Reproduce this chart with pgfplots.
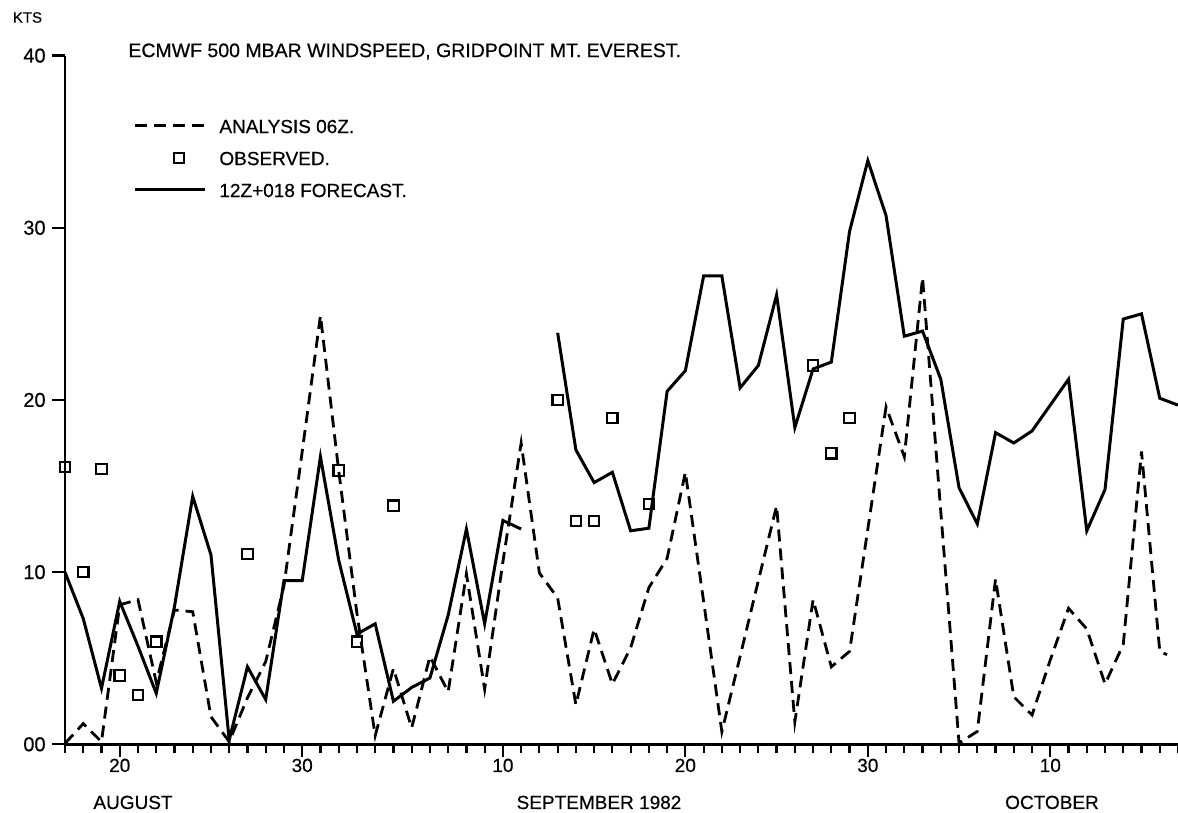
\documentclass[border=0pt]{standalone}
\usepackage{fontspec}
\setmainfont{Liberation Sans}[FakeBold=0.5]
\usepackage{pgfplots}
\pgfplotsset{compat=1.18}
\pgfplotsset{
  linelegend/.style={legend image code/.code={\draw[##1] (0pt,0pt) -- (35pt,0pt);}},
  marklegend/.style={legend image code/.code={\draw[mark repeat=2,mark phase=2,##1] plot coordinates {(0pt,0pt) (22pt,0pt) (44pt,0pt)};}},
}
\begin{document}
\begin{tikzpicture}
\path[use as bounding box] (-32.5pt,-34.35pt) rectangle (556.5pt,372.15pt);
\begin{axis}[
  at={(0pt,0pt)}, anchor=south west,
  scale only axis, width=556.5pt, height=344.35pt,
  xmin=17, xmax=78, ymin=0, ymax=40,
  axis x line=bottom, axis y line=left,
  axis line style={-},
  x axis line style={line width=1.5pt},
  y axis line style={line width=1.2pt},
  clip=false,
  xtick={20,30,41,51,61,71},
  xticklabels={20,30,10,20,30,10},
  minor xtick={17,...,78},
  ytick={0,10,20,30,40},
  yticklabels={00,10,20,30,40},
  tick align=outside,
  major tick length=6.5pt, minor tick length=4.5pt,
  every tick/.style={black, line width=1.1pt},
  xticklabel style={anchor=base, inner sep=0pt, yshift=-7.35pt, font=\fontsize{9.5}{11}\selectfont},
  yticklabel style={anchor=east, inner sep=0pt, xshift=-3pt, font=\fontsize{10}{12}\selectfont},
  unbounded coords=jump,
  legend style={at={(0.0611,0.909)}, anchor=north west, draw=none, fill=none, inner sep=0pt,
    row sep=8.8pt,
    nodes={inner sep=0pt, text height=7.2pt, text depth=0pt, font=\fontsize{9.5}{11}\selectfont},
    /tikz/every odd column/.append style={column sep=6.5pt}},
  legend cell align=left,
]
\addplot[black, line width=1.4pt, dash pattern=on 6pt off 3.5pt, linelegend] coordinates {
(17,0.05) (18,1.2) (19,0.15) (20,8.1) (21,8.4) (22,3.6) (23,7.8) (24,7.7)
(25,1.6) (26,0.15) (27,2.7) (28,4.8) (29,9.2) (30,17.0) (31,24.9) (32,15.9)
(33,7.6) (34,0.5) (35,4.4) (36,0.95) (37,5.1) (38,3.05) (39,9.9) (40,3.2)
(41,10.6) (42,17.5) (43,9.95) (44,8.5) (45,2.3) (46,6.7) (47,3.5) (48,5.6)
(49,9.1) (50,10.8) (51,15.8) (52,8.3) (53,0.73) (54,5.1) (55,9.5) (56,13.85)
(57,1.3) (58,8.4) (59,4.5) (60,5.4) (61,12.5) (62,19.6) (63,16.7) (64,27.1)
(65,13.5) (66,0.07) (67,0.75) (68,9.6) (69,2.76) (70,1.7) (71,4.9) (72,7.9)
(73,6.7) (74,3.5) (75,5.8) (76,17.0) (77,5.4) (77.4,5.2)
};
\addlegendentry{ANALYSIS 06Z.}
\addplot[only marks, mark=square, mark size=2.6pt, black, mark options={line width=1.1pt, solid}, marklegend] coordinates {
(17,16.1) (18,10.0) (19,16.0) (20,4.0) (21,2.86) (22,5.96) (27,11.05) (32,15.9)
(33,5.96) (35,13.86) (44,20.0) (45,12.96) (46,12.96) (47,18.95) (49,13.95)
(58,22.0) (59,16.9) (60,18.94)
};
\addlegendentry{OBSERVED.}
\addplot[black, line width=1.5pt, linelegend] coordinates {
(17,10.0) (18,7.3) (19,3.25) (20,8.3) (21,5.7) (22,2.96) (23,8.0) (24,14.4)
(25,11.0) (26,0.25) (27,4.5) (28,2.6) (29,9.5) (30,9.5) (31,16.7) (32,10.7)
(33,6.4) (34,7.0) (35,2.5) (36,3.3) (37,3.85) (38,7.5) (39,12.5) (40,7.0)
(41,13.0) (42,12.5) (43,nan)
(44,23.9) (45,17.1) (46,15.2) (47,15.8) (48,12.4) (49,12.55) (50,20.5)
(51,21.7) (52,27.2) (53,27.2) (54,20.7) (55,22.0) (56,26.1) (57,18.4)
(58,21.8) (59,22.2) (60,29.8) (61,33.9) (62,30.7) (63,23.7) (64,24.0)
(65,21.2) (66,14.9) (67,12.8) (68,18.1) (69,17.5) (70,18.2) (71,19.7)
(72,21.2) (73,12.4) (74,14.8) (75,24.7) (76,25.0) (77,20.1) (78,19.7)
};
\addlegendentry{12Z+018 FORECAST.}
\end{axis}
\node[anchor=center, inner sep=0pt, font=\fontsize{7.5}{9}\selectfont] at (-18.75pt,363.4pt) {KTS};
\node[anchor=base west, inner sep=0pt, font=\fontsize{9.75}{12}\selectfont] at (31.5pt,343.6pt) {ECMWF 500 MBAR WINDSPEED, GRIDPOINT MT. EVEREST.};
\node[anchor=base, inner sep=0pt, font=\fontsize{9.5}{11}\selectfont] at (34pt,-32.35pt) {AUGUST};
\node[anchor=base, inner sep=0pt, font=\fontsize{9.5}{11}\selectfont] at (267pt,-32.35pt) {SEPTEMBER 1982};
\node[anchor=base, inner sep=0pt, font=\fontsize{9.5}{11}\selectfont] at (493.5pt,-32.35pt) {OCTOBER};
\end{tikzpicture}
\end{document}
■ ■ ■ ■
Return the whole listing, word for word, and leave out every picture.

Reproduce this chart with pgfplots.
\documentclass[border=0pt]{standalone}
\usepackage{fontspec}
\setmainfont{Liberation Sans}[FakeBold=0.5]
\usepackage{pgfplots}
\pgfplotsset{compat=1.18}
\pgfplotsset{
  linelegend/.style={legend image code/.code={\draw[##1] (0pt,0pt) -- (35pt,0pt);}},
  marklegend/.style={legend image code/.code={\draw[mark repeat=2,mark phase=2,##1] plot coordinates {(0pt,0pt) (22pt,0pt) (44pt,0pt)};}},
}
\begin{document}
\begin{tikzpicture}
\path[use as bounding box] (-32.5pt,-34.35pt) rectangle (556.5pt,372.15pt);
\begin{axis}[
  at={(0pt,0pt)}, anchor=south west,
  scale only axis, width=556.5pt, height=344.35pt,
  xmin=17, xmax=78, ymin=0, ymax=40,
  axis x line=bottom, axis y line=left,
  axis line style={-},
  x axis line style={line width=1.5pt},
  y axis line style={line width=1.2pt},
  clip=false,
  xtick={20,30,41,51,61,71},
  xticklabels={20,30,10,20,30,10},
  minor xtick={17,...,78},
  ytick={0,10,20,30,40},
  yticklabels={00,10,20,30,40},
  tick align=outside,
  major tick length=6.5pt, minor tick length=4.5pt,
  every tick/.style={black, line width=1.1pt},
  xticklabel style={anchor=base, inner sep=0pt, yshift=-7.35pt, font=\fontsize{9.5}{11}\selectfont},
  yticklabel style={anchor=east, inner sep=0pt, xshift=-3pt, font=\fontsize{10}{12}\selectfont},
  unbounded coords=jump,
  legend style={at={(0.0611,0.909)}, anchor=north west, draw=none, fill=none, inner sep=0pt,
    row sep=8.8pt,
    nodes={inner sep=0pt, text height=7.2pt, text depth=0pt, font=\fontsize{9.5}{11}\selectfont},
    /tikz/every odd column/.append style={column sep=6.5pt}},
  legend cell align=left,
]
\addplot[black, line width=1.4pt, dash pattern=on 6pt off 3.5pt, linelegend] coordinates {
(17,0.05) (18,1.2) (19,0.15) (20,8.1) (21,8.4) (22,3.6) (23,7.8) (24,7.7)
(25,1.6) (26,0.15) (27,2.7) (28,4.8) (29,9.2) (30,17.0) (31,24.9) (32,15.9)
(33,7.6) (34,0.5) (35,4.4) (36,0.95) (37,5.1) (38,3.05) (39,9.9) (40,3.2)
(41,10.6) (42,17.5) (43,9.95) (44,8.5) (45,2.3) (46,6.7) (47,3.5) (48,5.6)
(49,9.1) (50,10.8) (51,15.8) (52,8.3) (53,0.73) (54,5.1) (55,9.5) (56,13.85)
(57,1.3) (58,8.4) (59,4.5) (60,5.4) (61,12.5) (62,19.6) (63,16.7) (64,27.1)
(65,13.5) (66,0.07) (67,0.75) (68,9.6) (69,2.76) (70,1.7) (71,4.9) (72,7.9)
(73,6.7) (74,3.5) (75,5.8) (76,17.0) (77,5.4) (77.4,5.2)
};
\addlegendentry{ANALYSIS 06Z.}
\addplot[only marks, mark=square, mark size=2.6pt, black, mark options={line width=1.1pt, solid}, marklegend] coordinates {
(17,16.1) (18,10.0) (19,16.0) (20,4.0) (21,2.86) (22,5.96) (27,11.05) (32,15.9)
(33,5.96) (35,13.86) (44,20.0) (45,12.96) (46,12.96) (47,18.95) (49,13.95)
(58,22.0) (59,16.9) (60,18.94)
};
\addlegendentry{OBSERVED.}
\addplot[black, line width=1.5pt, linelegend] coordinates {
(17,10.0) (18,7.3) (19,3.25) (20,8.3) (21,5.7) (22,2.96) (23,8.0) (24,14.4)
(25,11.0) (26,0.25) (27,4.5) (28,2.6) (29,9.5) (30,9.5) (31,16.7) (32,10.7)
(33,6.4) (34,7.0) (35,2.5) (36,3.3) (37,3.85) (38,7.5) (39,12.5) (40,7.0)
(41,13.0) (42,12.5) (43,nan)
(44,23.9) (45,17.1) (46,15.2) (47,15.8) (48,12.4) (49,12.55) (50,20.5)
(51,21.7) (52,27.2) (53,27.2) (54,20.7) (55,22.0) (56,26.1) (57,18.4)
(58,21.8) (59,22.2) (60,29.8) (61,33.9) (62,30.7) (63,23.7) (64,24.0)
(65,21.2) (66,14.9) (67,12.8) (68,18.1) (69,17.5) (70,18.2) (71,19.7)
(72,21.2) (73,12.4) (74,14.8) (75,24.7) (76,25.0) (77,20.1) (78,19.7)
};
\addlegendentry{12Z+018 FORECAST.}
\end{axis}
\node[anchor=center, inner sep=0pt, font=\fontsize{7.5}{9}\selectfont] at (-18.75pt,363.4pt) {KTS};
\node[anchor=base west, inner sep=0pt, font=\fontsize{9.75}{12}\selectfont] at (31.5pt,343.6pt) {ECMWF 500 MBAR WINDSPEED, GRIDPOINT MT. EVEREST.};
\node[anchor=base, inner sep=0pt, font=\fontsize{9.5}{11}\selectfont] at (34pt,-32.35pt) {AUGUST};
\node[anchor=base, inner sep=0pt, font=\fontsize{9.5}{11}\selectfont] at (267pt,-32.35pt) {SEPTEMBER 1982};
\node[anchor=base, inner sep=0pt, font=\fontsize{9.5}{11}\selectfont] at (493.5pt,-32.35pt) {OCTOBER};
\end{tikzpicture}
\end{document}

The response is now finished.